Sobre o movimento que hoje se deflagra, algumas coisas precisam ser ditas e bem entendidas. Ainda que não se concorde com este grito de socorro, estridente e absolutamente indesejado (indesejado, diga-se, por parte dos próprios juízes), é preciso ao menos entendê-lo. É só o que pedimos ao grande público. Vejamos. 

(a) O movimento é justo. Os juízes do Trabalho amargam perdas inflacionárias que ultrapassam 22%, considerando-se a reposição parcial obtida em 2009 (9%). Esse estado de coisas viola a Constituição Federal, que estabelece o dever da União em revisar anualmente os subsídios da Magistratura, como se lê textualmente na parte final do art. 37, X, da Constituição Federal.

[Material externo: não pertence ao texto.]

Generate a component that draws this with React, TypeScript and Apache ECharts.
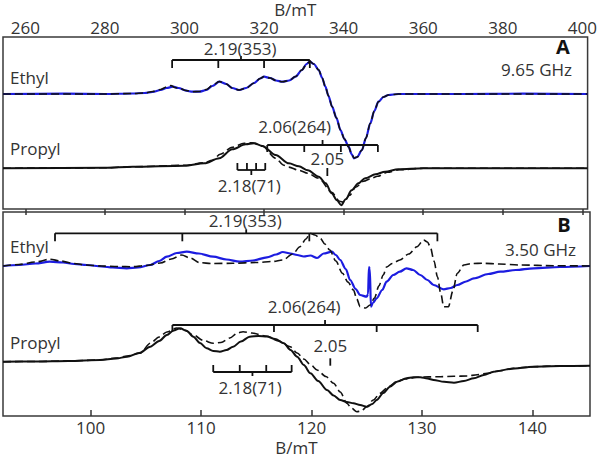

Dir-se-ia que essa garantia estende-se a todos os servidores públicos, o que é verdadeiro. Mas, no caso da Magistratura nacional, a corrosão da capacidade de compra da moeda representa, em modo oblíquo, uma violação à garantia da irredutibilidade de subsídios (art. 95, III, da CRFB). E as prerrogativas da Magistratura, que asseguram a autonomia das decisões e a independência dos juízes (porque a nossa missão envolve, não raro, desagradar os poderosos), interessam ao próprio Estado Democrático de Direito. Não digo isto em tom panfletário.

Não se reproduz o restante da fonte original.